Online Advertising Technology Firm

CHALLENGE

An online advertising technology firm sought Relus Cloud's help for a massive data and analytics migration project. Previously, the Company’s team was running in their data platform on a mixed environment consisting of on-premise data centers and Softlayer cloud services. This environment was extremely expensive and cost the company close to 7 million dollars a year to maintain. Not only was it costly, but it also did not allow for elasticity, flexibility or resiliency. The Company engaged Relus Cloud's help, not only in building the platform, but to teach their technical staff how to support their new AWS environment. The company, in order to stay competitive and maintain their status as an industry leader, needed to alter their existing testing environment to support their plans for moving all of their massive workloads into AWS.  

OPPORTUNITY

The online advertising technology firm chose Relus Cloud as the partner that could best satisfy their need for relevant skills and experience needed to provide insight and resources for a successful AWS and data and analytics implementation. The Relus Cloud team supported the engagement with a comprehensive team of data architects, data engineers, and project management that not only kept the project on track, but helped deliver a successful engagement on time and under budget.

SOLUTION

The Relus Cloud team provided an assessment of the Company’s existing AWS environment. Part of this assessment was to look at the environment’s overall architecture and provide remediation plans based off of the 5 pillars (operations, security, reliability, performance, and cost) of Amazon’s Well Architected Framework.

It was determined that Amazon EC2, AWS ELB, and Autoscale groups were needed across availability zones to add resiliency and help balance the load for all application services. Relus Cloud assisted in testing and providing input for instance sizing and scaling policies. The Relus Cloud team used an “Automation First” strategy and implemented Terraform to automate the client’s infrastructure in AWS. This allowed the Company to quickly spin up environments in different domains and spin down to save on costs.

In addition to bringing the infrastructure up to AWS best practices and standards, the Relus Cloud team implemented a data lake strategy for the Company’s data platform. This allowed the client to ingest billions of data sets from all of their different on-prem data centers into AWS S3. Relus Cloud implemented a data pipeline to process ingested data to create rollups and summarized data sets for revenue information. As part of the data pipeline, Relus Cloud’s team implemented a 67 node EMR cluster to process more than nine billion records per day ingested into an S3 bucket. The team also implemented an AWS Glue Catalog to use as a Universal Metadata store, applied AWS Lambda functionality for files transfer, and enacted Apache Airflow for job scheduling and monitoring. As part of setting up the data pipeline, the Relus Cloud team assisted in migrating over 250 HIve jobs to the Company’s new AWS environment.  
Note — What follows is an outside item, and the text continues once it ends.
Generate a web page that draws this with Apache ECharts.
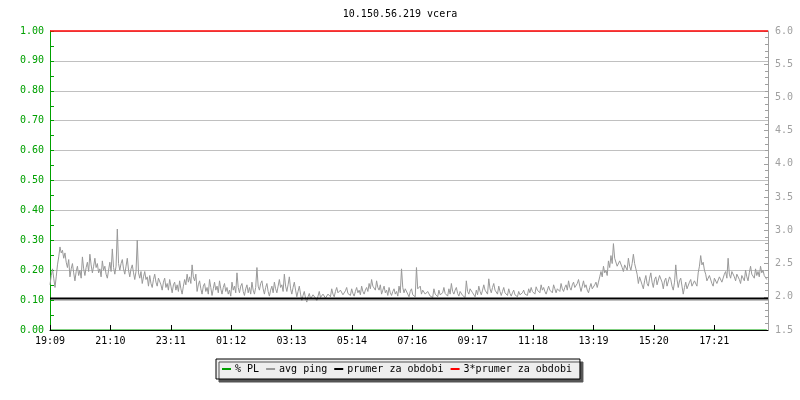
<!DOCTYPE html>
<html>
<head>
<meta charset="utf-8">
<script src="https://cdn.jsdelivr.net/npm/echarts@6/dist/echarts.min.js"></script>
<style>
html,body{margin:0;padding:0;background:#fff;}
#chart{width:800px;height:400px;}
</style>
</head>
<body>
<div id="chart"></div>
<script>
// ---- data ----
const titleText = '10.150.56.219 vcera';
const tickLabels = ['19:09','21:10','23:11','01:12','03:13','05:14','07:16','09:17','11:18','13:19','15:20','17:21'];
const tickStepMin = 121.1;      // minutes between time labels
const spanMin = 1440;           // 24 h window
const sampleStepMin = 2.5;      // minutes between ping samples
const legendNames = ['% PL', 'avg ping', 'prumer za obdobi', '3*prumer za obdobi'];
const plValue = 0.0;            // % packet loss (left axis)
const prumer = 1.975;           // average ping over the period (right axis)
const triplePrumer = 6.0;       // 3*prumer line (clipped at top of scale)
const leftTicks = {min: 0, max: 1, interval: 0.1};
const rightTicks = {min: 1.5, max: 6, interval: 0.5};
const avgPing = [
  2.18,2.32,2.42,2.28,2.14,2.30,2.48,2.60,2.75,2.66,2.70,2.58,2.66,2.52,2.44,2.56,2.30,2.42,2.50,2.36,
  2.24,2.38,2.46,2.32,2.40,2.28,2.60,2.42,2.32,2.44,2.52,2.38,2.64,2.48,2.36,2.46,2.58,2.44,2.50,2.36,
  2.42,2.30,2.54,2.40,2.46,2.34,2.28,2.40,2.52,2.38,2.72,2.44,2.34,2.46,3.02,2.50,2.40,2.50,2.56,2.42,
  2.34,2.46,2.58,2.40,2.30,2.42,2.48,2.36,2.26,2.38,2.85,2.36,2.28,2.38,2.20,2.30,2.38,2.26,2.30,2.16,
  2.32,2.20,2.14,2.26,2.34,2.22,2.16,2.28,2.30,2.18,2.10,2.22,2.28,2.14,2.20,2.10,2.26,2.16,2.06,2.18,
  2.22,2.10,2.18,2.08,2.24,2.12,2.04,2.16,2.26,2.18,2.34,2.22,2.30,2.20,2.48,2.30,2.24,2.34,2.08,2.18,
  2.24,2.12,2.04,2.16,2.20,2.08,2.14,2.04,2.26,2.14,2.02,2.12,2.22,2.10,2.16,2.06,2.24,2.12,2.04,2.14,
  2.20,2.08,2.14,2.04,2.10,2.01,2.22,2.10,2.16,2.06,2.36,2.14,2.06,2.16,2.20,2.08,2.02,2.12,2.18,2.06,
  2.14,2.04,2.22,2.10,2.04,2.14,2.44,2.16,2.10,2.20,2.24,2.12,2.04,2.14,2.20,2.08,2.01,2.10,2.16,2.06,
  2.22,2.12,2.06,2.16,2.26,2.14,2.18,2.08,2.34,2.16,2.08,2.18,2.30,2.12,2.04,2.14,2.22,2.10,2.00,2.08,
  2.16,2.04,1.94,2.02,2.08,1.98,1.92,2.00,2.05,1.97,1.95,2.03,2.06,1.98,1.94,2.01,2.08,1.99,1.96,2.04,
  2.05,1.98,1.96,2.04,2.07,2.00,2.12,2.04,2.00,2.08,2.14,2.06,2.04,2.10,2.12,2.03,2.02,2.09,2.14,2.05,
  2.08,2.02,2.12,2.05,2.01,2.08,2.14,2.06,2.10,2.03,2.16,2.08,2.04,2.10,2.14,2.08,2.20,2.12,2.26,2.16,
  2.18,2.10,2.24,2.14,2.10,2.18,2.04,2.10,2.16,2.06,2.10,2.02,2.14,2.06,2.02,2.08,2.12,2.04,2.08,2.01,
  2.16,2.06,2.42,2.14,2.06,2.12,2.14,2.04,2.00,2.08,2.12,2.03,2.06,2.00,2.44,2.12,2.10,2.16,2.04,2.10,
  2.12,2.04,2.02,2.08,2.10,2.01,2.04,1.99,2.12,2.04,2.06,2.00,2.10,2.03,2.00,2.06,2.14,2.05,2.07,2.01,
  2.12,2.04,2.20,2.08,2.04,2.10,2.14,2.05,2.01,2.08,2.10,2.02,2.04,1.99,2.24,2.08,2.04,2.12,2.14,2.06,
  2.06,2.00,2.10,2.03,2.16,2.08,2.03,2.10,2.18,2.10,2.12,2.04,2.27,2.12,2.06,2.14,2.20,2.10,2.12,2.04,
  2.16,2.08,2.02,2.08,2.14,2.06,2.08,2.02,2.12,2.05,2.01,2.06,2.10,2.03,2.06,2.00,2.08,2.03,2.00,2.06,
  2.10,2.04,2.07,2.02,2.12,2.06,2.14,2.08,2.10,2.04,2.15,2.10,2.12,2.06,2.18,2.10,2.14,2.08,2.04,2.10,
  2.16,2.10,2.12,2.06,2.18,2.12,2.06,2.12,2.14,2.08,2.20,2.12,2.08,2.14,2.18,2.10,2.24,2.14,2.10,2.18,
  2.22,2.14,2.12,2.20,2.26,2.16,2.08,2.16,2.24,2.14,2.18,2.10,2.06,2.14,2.20,2.12,2.10,2.18,2.22,2.14,
  2.22,2.30,2.38,2.30,2.46,2.36,2.40,2.32,2.54,2.44,2.62,2.50,2.80,2.58,2.56,2.46,2.44,2.54,2.56,2.44,
  2.38,2.48,2.50,2.40,2.58,2.46,2.40,2.50,2.64,2.50,2.42,2.34,2.20,2.30,2.32,2.18,2.12,2.24,2.32,2.20,
  2.16,2.28,2.36,2.22,2.14,2.26,2.30,2.18,2.20,2.32,2.34,2.22,2.12,2.24,2.28,2.16,2.18,2.30,2.26,2.16,
  2.10,2.22,2.48,2.26,2.14,2.24,2.28,2.16,2.04,2.14,2.22,2.12,2.12,2.22,2.26,2.16,2.14,2.24,2.24,2.16,
  2.36,2.46,2.62,2.48,2.52,2.40,2.34,2.24,2.22,2.32,2.34,2.20,2.16,2.28,2.30,2.20,2.18,2.30,2.32,2.22,
  2.22,2.34,2.38,2.28,2.58,2.34,2.28,2.38,2.40,2.30,2.24,2.34,2.36,2.26,2.20,2.32,2.32,2.24,2.40,2.30,
  2.24,2.36,2.46,2.34,2.36,2.28,2.42,2.32,2.38,2.30,2.46,2.36,2.40,2.32,2.30,2.26
];

// ---- chart ----
const FONT = 'DejaVu Sans Mono';
const GREEN = '#00a000';
const GRAYAX = '#a0a0a0';
const pingData = avgPing.map((v, i) => [i * sampleStepMin, v]);
const lastT = (avgPing.length - 1) * sampleStepMin;

const chart = echarts.init(document.getElementById('chart'), null, {renderer: 'canvas'});
chart.setOption({
  animation: false,
  backgroundColor: '#ffffff',
  title: {
    text: titleText, left: 'center', top: 4,
    textStyle: {fontFamily: FONT, fontSize: 10, fontWeight: 'normal', color: '#000'}
  },
  grid: {left: 50, right: 32, top: 31, bottom: 70, containLabel: false},
  legend: {
    data: legendNames,
    left: 216, top: 359,
    padding: [5, 8, 5, 6],
    itemGap: 7, itemWidth: 9, itemHeight: 2,
    icon: 'rect',
    backgroundColor: '#eeeeee',
    borderColor: '#000', borderWidth: 1,
    shadowColor: '#555', shadowOffsetX: 3, shadowOffsetY: 3, shadowBlur: 0,
    textStyle: {fontFamily: FONT, fontSize: 10, color: '#000', padding: [0,0,0,-1]}
  },
  xAxis: {
    type: 'value', min: 0, max: spanMin, interval: tickStepMin, z: 5,
    axisLine: {lineStyle: {color: '#000', width: 1}},
    axisTick: {inside: true, length: 5, lineStyle: {color: '#000'}},
    splitLine: {show: false},
    axisLabel: {
      fontFamily: FONT, fontSize: 10, color: '#000', margin: 6,
      showMaxLabel: false,
      formatter: v => { const k = Math.round(v / tickStepMin); return (Math.abs(v - k * tickStepMin) < 0.5 && tickLabels[k]) ? tickLabels[k] : ''; }
    }
  },
  yAxis: [
    {
      type: 'value', position: 'left', min: leftTicks.min, max: leftTicks.max, interval: leftTicks.interval,
      axisLine: {show: true, lineStyle: {color: GREEN, width: 1}},
      axisTick: {show: true, inside: true, length: 4, lineStyle: {color: GREEN}},
      minorTick: {show: true, splitNumber: 2, length: 4, lineStyle: {color: GREEN}},
      splitLine: {show: true, lineStyle: {color: '#c0c0c0', width: 1}},
      axisLabel: {fontFamily: FONT, fontSize: 10, color: GREEN, margin: 6, formatter: v => v.toFixed(2)}
    },
    {
      type: 'value', position: 'right', min: rightTicks.min, max: rightTicks.max, interval: rightTicks.interval,
      axisLine: {show: true, lineStyle: {color: GRAYAX, width: 1}},
      axisTick: {show: true, inside: true, length: 4, lineStyle: {color: GRAYAX}},
      minorTick: {show: true, splitNumber: 5, length: 3, lineStyle: {color: GRAYAX}},
      splitLine: {show: false},
      axisLabel: {fontFamily: FONT, fontSize: 10, color: GRAYAX, margin: 7, formatter: v => v.toFixed(1)}
    }
  ],
  series: [
    {
      name: legendNames[0], type: 'line', yAxisIndex: 0, showSymbol: false, symbol: 'none',
      itemStyle: {color: GREEN}, lineStyle: {color: GREEN, width: 1}, z: 1,
      data: [[0, plValue], [lastT, plValue]]
    },
    {
      name: legendNames[1], type: 'line', yAxisIndex: 1, showSymbol: false, symbol: 'none',
      itemStyle: {color: '#999999'}, lineStyle: {color: '#999999', width: 1},
      data: pingData
    },
    {
      name: legendNames[2], type: 'line', yAxisIndex: 1, showSymbol: false, symbol: 'none',
      itemStyle: {color: '#000'}, lineStyle: {color: '#000', width: 2},
      data: [[0, prumer], [spanMin, prumer]]
    },
    {
      name: legendNames[3], type: 'line', yAxisIndex: 1, showSymbol: false, symbol: 'none', clip: false,
      itemStyle: {color: '#ff0000'}, lineStyle: {color: '#ff0000', width: 1.5},
      data: [[0, triplePrumer], [spanMin, triplePrumer]]
    }
  ]
});
</script>
</body>
</html>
AWS Glue was a central piece to the overall solution of this engagement, being leveraged as a Universal Metadata storage for EMR. Relus Cloud implemented scheduled jobs to crawl S3 buckets for metadata discovery and automatic schema inferences. This allowed the Company to not worry about downstream services impacted by slow changing dimensions (SCD) type of schemas. Relus Cloud implemented a bi-directional approach where an external table created within the EMR cluster would be automatically discovered and cataloged within AWS Glue. Any schema changes identified by scheduled AWS Glue crawlers would also be queried against using Hive.

Finally, Relus Cloud configured AWS CloudTrail and Amazon CloudWatch to enable logging and resource monitoring on the environment. Through this, the Company is able to be notified of any unwanted access attempts and/or impacts to environmental performance.

Services leveraged:

  • Amazon VPC & VPC Peering
  • VPN

  • Amazon EC2

  • Amazon S3

  • Amazon SQS

  • AWS CloudTrail

  • Amazon CloudWatch

  • Amazon Route 53

  • EMR

    • Hive

    • Presto

    • Zeppelin

    • Hue

  • AWS Glue Catalog

  • AWS Lambda

  • Amazon RDS 

Benefits

The online advertising technology firm recognized several benefits following the successful implementation of Relus Cloud’s AWS and data and analytics strategies. Using AWS, the Relus Cloud team was able to create a modern data platform for the Company that can grow as their business does with an infinite number of scalable capabilities. As a result of the Relus Cloud engagement, the Company has a fully-scalable data platform on AWS that can handle over 20 billion transactions per day. With Relus's help, the Company has the ability to continuously innovate without any limits. The Company estimates that they are able to save $5,000,000 per year in infrastructure costs because of their move to AWS and the guidance of the Relus Cloud team.